Source material:
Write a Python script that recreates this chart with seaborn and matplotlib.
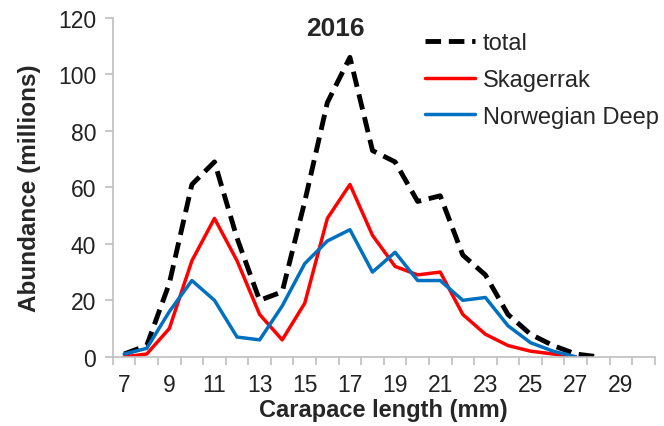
import numpy as np
import pandas as pd
import seaborn as sns
import matplotlib.pyplot as plt
from matplotlib.ticker import MultipleLocator

# Carapace length classes (mm)
length_total = list(range(7, 29))
length_region = list(range(7, 28))

# Abundance (millions)
total = [1, 4, 26, 61, 69, 42, 20, 23, 55, 90, 106, 73, 69, 55, 57, 36, 29, 15, 8, 4, 1, 0]
skagerrak = [0, 1, 10, 34, 49, 34, 15, 6, 19, 49, 61, 43, 32, 29, 30, 15, 8, 4, 2, 1, 0]
norwegian_deep = [1, 3, 16, 27, 20, 7, 6, 18, 33, 41, 45, 30, 37, 27, 27, 20, 21, 11, 5, 2, 0]

df_total = pd.DataFrame({"length": length_total, "abundance": total})
df_skag = pd.DataFrame({"length": length_region, "abundance": skagerrak})
df_nd = pd.DataFrame({"length": length_region, "abundance": norwegian_deep})

sns.set_style("white")
plt.rcParams["font.family"] = ["Liberation Sans", "DejaVu Sans"]

fig = plt.figure(figsize=(6.64, 4.27), dpi=100)
ax = fig.add_axes([0.170, 0.162, 0.816, 0.794])

sns.lineplot(data=df_total, x="length", y="abundance", ax=ax, color="black",
             linewidth=3.5, label="total")
ax.lines[-1].set_dashes([3.2, 1.6])
sns.lineplot(data=df_skag, x="length", y="abundance", ax=ax, color="#ff0000",
             linewidth=2.5, label="Skagerrak")
sns.lineplot(data=df_nd, x="length", y="abundance", ax=ax, color="#0070c0",
             linewidth=2.5, label="Norwegian Deep")

ax.set_xlim(6.5, 30.5)
ax.set_ylim(0, 120)
ax.set_xticks(range(7, 30, 2))
ax.xaxis.set_minor_locator(MultipleLocator(1, offset=0.5))
ax.set_yticks(range(0, 121, 20))

for side in ["top", "right"]:
    ax.spines[side].set_visible(False)
for side in ["left", "bottom"]:
    ax.spines[side].set_color("#bfbfbf")
    ax.spines[side].set_linewidth(1.2)

ax.tick_params(axis="x", which="major", length=0, labelsize=16.5, pad=12, colors="#222222")
ax.tick_params(axis="x", which="minor", bottom=True, length=6, width=1.2, color="#bfbfbf")
ax.tick_params(axis="y", which="major", left=True, length=6, width=1.2, color="#bfbfbf",
               labelsize=16.5, labelcolor="#222222", pad=6)

ax.set_xlabel("Carapace length (mm)", fontsize=17, fontweight="bold", labelpad=1)
ax.set_ylabel("Abundance (millions)", fontsize=17.5, fontweight="bold", labelpad=12)

ax.text(0.41, 1.005, "2016", transform=ax.transAxes, ha="center", va="top",
        fontsize=19, fontweight="bold")

leg = ax.legend(loc="upper right", bbox_to_anchor=(1.025, 0.985), frameon=False, fontsize=17,
                handlelength=2.1, handletextpad=0.35, labelspacing=0.62, borderaxespad=0.0)
leg.legend_handles[0].set_dashes([3.2, 1.6])

fig.savefig("out.png", dpi=100)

Exercise: With the pictures left out, restate word for word every line of the data above, from the first down to the line that contains "length_region = list(range(7, 28))".

Problem solution:
Write a Python script that recreates this chart with seaborn and matplotlib.
import numpy as np
import pandas as pd
import seaborn as sns
import matplotlib.pyplot as plt
from matplotlib.ticker import MultipleLocator

# Carapace length classes (mm)
length_total = list(range(7, 29))
length_region = list(range(7, 28))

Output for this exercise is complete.